WATERTOWN — A state Supreme Court judge is slated to hear arguments Thursday on three motions for summary judgment in a lawsuit over the city’s lease with the Watertown Golf Club.
The city is the latest to file a summary judgment motion in the case brought by Ives Hill Country Club, essentially arguing that the basic facts of the case are not in dispute and Judge James P. McClusky has all the information needed to decide the case in its favor based on the law. Ives Hill and the golf club have previously filed similar motions.
Ives Hill, which is owned by developer P.J. Simao, contends that two leases entered into by the city with Watertown Golf Club should be voided because former Mayor Joseph M. Butler Sr. had a prohibited conflict of interest when he signed the leases, signing one in 2000 as mayor while also holding an ownership share in the club and signing a second in 2006 as club president after leaving office.
The city maintains that Mr.
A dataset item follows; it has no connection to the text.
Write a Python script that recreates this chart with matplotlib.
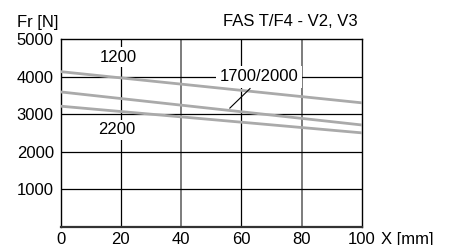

Butler properly disclosed his interest in the club and abstained from voting on the 2000 lease, curing any conflict of interest that allegedly arose. At the time, Mr. Butler owned a single share of the club’s stock, although he was a member of the club’s board of directors. Mr. Butler signed the lease, as mayor, at the direction of the City Council. The city claims that, even if a conflict of interest occurred, it is “inconsequential” given Mr. Butler’s minimal stake in the club.
In 2006, after Mr. Butler had left office, he signed a second lease as president of the club’s board of directors. By then, his ownership stake in the club had risen from less than 1 percent of the club’s outstanding shares to 6 percent. The city argues that it held a lease with the club for decades before Mr. Butler bought his initial lone share in the club in 1976, which was seven years before the state enacted a statute formally enabling the city to lease designated parkland in Thompson Park. After the statute was enacted in 1983, the city reached lease agreements with the club in 1985 and again in 1990, both before Mr. Butler became mayor.
The state legislation gave the City Council the ability to lease the property on terms and conditions it “shall deem in the interest of the city,” which the city contends has been the case with the lease as it provides a benefit to the city through lease payments, increased tax revenue and increased travel to the area by patrons of the golf club, who also become patrons of other businesses in the city.
Should Judge McClusky rule that Mr. Butler had a prohibited conflict when he signed the 2000 lease, thus voiding that agreement, the issue will turn to whether the 2006 agreement was a lease modification or extension, as Ives Hill contends, or a separate and distinct contract, as the city claims. If the 2000 lease is voided, there would be no legal basis to modify or extend it, according to Ives Hill, while the 2006 contract can stand on its own and remain the controlling document if it is determined that it is a separate contract from the 2000 agreement, according to the city. The 2006 lease runs through Dec. 31, 2029, and presently requires the golf club to make annual lease payments of $9,318 for use of 66 acres of city-owned land, an amount Mr. Simao claims is below fair market rates and represents a subsidy from the city for his competitor.
Since litigation began in November, the golf club has sold its assets to Watertown developer Michael E. Lundy. It is envisioned that the club’s lease with the city would be transferred to Mr. Lundy.